The first introduced .264 Win had a bad reputation of burning out barrels, so when Rem introduced their model 700 in the .264 caliber, they had Stainless Barrels and eliminated the burn out problem. But you are correct, the 7 Mag was soon introduced and the .264 became a memory. Win still produces the caliber, but I don't care for their rifles.

I have a Remington Model 600 .350 Mag that is worth about $700 to $1000 and if some one has a Rem .264 in Great condition, I'd be willing to make a trade.


----------



## Redfishr (Jul 26, 2004)

I wish I had one , I'd trade ya.
Big Bores forever !


----------



## Hard Head (May 21, 2004)

Redfishr said:


> I wish I had one , I'd trade ya.
> Big Bores forever !


Well, it's still for sale if anyone is interested. Has the large rings but no scope.
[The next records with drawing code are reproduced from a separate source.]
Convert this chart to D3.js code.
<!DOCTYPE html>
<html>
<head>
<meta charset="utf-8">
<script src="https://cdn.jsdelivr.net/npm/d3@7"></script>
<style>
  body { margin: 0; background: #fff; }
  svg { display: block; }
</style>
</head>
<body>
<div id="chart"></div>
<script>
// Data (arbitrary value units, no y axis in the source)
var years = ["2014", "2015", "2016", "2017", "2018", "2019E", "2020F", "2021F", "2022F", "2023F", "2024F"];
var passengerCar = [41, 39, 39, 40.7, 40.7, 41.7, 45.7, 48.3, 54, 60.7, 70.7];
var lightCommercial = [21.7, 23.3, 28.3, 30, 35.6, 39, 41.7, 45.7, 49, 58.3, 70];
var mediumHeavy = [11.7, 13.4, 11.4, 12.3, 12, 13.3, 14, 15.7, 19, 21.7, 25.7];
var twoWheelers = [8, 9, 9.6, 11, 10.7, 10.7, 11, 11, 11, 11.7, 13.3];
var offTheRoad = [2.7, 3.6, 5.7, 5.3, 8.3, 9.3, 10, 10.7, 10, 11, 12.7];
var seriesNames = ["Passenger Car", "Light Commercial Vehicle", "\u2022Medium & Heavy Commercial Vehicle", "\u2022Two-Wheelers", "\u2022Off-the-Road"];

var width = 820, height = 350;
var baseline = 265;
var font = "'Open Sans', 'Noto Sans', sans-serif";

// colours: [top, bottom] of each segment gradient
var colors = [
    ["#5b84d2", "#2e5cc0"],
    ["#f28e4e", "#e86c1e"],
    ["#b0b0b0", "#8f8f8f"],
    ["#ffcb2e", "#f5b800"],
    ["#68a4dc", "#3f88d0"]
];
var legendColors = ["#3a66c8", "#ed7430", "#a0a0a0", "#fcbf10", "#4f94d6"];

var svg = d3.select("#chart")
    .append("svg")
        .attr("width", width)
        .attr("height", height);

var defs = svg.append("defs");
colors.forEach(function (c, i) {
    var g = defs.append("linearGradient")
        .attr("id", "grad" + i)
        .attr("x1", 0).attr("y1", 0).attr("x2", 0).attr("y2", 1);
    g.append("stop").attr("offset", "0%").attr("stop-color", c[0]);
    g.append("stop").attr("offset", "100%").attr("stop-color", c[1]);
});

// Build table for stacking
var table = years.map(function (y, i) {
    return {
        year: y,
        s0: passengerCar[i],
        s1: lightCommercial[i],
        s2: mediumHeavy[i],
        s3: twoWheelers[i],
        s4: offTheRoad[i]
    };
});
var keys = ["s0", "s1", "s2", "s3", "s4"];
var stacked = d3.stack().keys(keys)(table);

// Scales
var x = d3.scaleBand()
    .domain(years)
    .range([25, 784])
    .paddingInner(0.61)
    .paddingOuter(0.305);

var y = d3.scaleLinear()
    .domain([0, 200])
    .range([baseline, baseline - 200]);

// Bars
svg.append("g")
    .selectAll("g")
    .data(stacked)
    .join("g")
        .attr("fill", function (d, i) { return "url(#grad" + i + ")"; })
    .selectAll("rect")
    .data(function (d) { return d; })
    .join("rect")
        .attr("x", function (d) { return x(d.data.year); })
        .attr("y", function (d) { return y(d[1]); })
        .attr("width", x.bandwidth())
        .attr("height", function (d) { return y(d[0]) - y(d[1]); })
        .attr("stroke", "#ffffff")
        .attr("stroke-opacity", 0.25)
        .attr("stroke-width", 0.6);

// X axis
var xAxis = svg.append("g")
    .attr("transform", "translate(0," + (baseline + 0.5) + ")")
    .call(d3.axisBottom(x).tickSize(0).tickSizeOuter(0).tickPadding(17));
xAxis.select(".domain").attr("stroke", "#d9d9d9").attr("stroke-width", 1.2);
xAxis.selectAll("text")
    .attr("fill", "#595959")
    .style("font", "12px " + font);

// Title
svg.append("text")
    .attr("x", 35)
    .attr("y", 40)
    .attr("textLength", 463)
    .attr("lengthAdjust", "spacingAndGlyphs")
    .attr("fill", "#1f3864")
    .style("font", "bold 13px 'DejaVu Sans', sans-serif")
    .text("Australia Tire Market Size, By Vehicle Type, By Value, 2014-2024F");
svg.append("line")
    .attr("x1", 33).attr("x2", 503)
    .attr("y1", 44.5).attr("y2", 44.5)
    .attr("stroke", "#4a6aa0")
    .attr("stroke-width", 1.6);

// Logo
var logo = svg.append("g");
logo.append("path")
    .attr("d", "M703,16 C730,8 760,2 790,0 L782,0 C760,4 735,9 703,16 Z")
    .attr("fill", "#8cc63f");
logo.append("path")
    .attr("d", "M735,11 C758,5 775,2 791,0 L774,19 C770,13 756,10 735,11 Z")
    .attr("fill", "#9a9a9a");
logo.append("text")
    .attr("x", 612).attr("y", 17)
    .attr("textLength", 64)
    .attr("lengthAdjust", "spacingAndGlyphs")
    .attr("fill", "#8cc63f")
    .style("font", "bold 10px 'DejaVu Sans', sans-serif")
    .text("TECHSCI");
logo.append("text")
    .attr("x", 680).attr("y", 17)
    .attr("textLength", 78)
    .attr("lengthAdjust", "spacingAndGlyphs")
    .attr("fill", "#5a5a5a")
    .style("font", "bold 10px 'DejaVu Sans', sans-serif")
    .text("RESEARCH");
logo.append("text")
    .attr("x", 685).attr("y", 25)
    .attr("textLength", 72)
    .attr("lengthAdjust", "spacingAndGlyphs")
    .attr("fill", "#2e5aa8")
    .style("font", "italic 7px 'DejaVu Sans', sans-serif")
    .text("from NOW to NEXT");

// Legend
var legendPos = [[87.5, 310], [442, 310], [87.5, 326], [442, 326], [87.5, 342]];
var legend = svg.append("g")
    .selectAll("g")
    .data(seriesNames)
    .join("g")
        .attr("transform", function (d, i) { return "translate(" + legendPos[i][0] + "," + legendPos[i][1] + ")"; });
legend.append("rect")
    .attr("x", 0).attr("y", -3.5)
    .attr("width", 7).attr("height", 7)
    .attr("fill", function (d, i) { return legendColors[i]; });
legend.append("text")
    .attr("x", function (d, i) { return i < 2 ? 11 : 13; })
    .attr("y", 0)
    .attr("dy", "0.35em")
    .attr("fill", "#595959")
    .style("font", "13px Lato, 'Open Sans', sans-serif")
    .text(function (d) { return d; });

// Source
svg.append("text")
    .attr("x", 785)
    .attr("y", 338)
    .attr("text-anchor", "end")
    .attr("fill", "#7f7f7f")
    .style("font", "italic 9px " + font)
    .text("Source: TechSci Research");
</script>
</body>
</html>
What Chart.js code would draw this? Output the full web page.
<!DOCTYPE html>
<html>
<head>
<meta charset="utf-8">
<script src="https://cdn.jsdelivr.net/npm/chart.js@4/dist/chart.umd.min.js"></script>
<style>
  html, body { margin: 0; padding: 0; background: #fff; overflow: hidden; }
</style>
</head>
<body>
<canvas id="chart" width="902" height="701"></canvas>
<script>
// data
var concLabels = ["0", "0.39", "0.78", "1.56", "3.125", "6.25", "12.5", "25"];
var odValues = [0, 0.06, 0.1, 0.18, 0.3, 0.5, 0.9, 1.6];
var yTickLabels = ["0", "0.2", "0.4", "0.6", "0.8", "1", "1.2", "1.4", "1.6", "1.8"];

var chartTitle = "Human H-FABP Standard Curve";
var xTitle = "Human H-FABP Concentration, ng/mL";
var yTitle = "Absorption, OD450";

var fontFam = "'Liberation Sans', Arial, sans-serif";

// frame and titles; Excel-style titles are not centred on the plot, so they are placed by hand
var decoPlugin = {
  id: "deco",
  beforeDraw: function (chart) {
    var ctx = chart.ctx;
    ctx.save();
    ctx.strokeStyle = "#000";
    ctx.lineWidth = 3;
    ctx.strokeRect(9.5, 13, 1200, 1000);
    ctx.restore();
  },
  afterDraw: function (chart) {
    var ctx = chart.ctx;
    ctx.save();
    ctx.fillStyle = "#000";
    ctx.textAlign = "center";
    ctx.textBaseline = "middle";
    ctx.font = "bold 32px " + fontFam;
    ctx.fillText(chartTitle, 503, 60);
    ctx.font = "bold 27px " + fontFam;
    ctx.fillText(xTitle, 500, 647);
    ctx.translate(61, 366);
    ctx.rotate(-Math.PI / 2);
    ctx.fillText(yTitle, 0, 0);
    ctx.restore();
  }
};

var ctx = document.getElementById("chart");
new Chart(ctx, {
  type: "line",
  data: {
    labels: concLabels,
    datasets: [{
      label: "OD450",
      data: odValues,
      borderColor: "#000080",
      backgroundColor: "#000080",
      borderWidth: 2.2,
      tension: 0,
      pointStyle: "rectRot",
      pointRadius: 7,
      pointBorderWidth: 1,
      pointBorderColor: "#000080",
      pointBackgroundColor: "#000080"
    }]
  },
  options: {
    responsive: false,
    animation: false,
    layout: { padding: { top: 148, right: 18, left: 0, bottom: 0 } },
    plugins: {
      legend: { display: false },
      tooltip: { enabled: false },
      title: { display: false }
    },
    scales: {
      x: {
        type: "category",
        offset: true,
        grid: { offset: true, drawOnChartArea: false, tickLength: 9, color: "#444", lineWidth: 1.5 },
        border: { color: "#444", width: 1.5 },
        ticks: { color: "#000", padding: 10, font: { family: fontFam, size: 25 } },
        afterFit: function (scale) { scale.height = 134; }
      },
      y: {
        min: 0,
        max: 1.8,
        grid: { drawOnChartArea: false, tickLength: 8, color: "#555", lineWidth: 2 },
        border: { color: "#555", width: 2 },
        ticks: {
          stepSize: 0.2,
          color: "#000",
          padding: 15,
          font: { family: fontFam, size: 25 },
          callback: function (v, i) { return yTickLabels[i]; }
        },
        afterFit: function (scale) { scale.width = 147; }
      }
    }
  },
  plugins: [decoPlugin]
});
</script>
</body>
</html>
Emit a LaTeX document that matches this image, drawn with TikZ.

Vent rib barrel. Front sight still installed, but no rear sight. Remington Recall on safety was C/W years ago.


----------



## skinnyme (May 24, 2004)

TXPalerider, how has your performance been with the siroccos? I don't claim to know everything about these bullets but aren't they very similar to the interbond.....both are bonded ballistic tips. If I had to guess, I would say that thier performance would be very similar.


----------



## Woodrow (Jun 17, 2004)

I've never used the Scirocco's, but just going by what each company claims about the two bullets, the Scirocco's are supposed to retain 70% of their weight, while the InterBond's are supposed to retain 90% of their weight. Also, the InterBond has a slighty higher BC than the Scirocco (.460 vs. .450). 

So they aren't the same, but like you said Skinnyme, performance should be about the same on small-med sized game.


----------



## TXPalerider (May 21, 2004)

It's blown through 3 hogs this year. But, they were all head shots, so, no bullet recovery. Been wanting to see what it would do through the plate on a big boar. Time will tell.


----------



## skinnyme (May 24, 2004)

Gotcha. Thanks fellas.


----------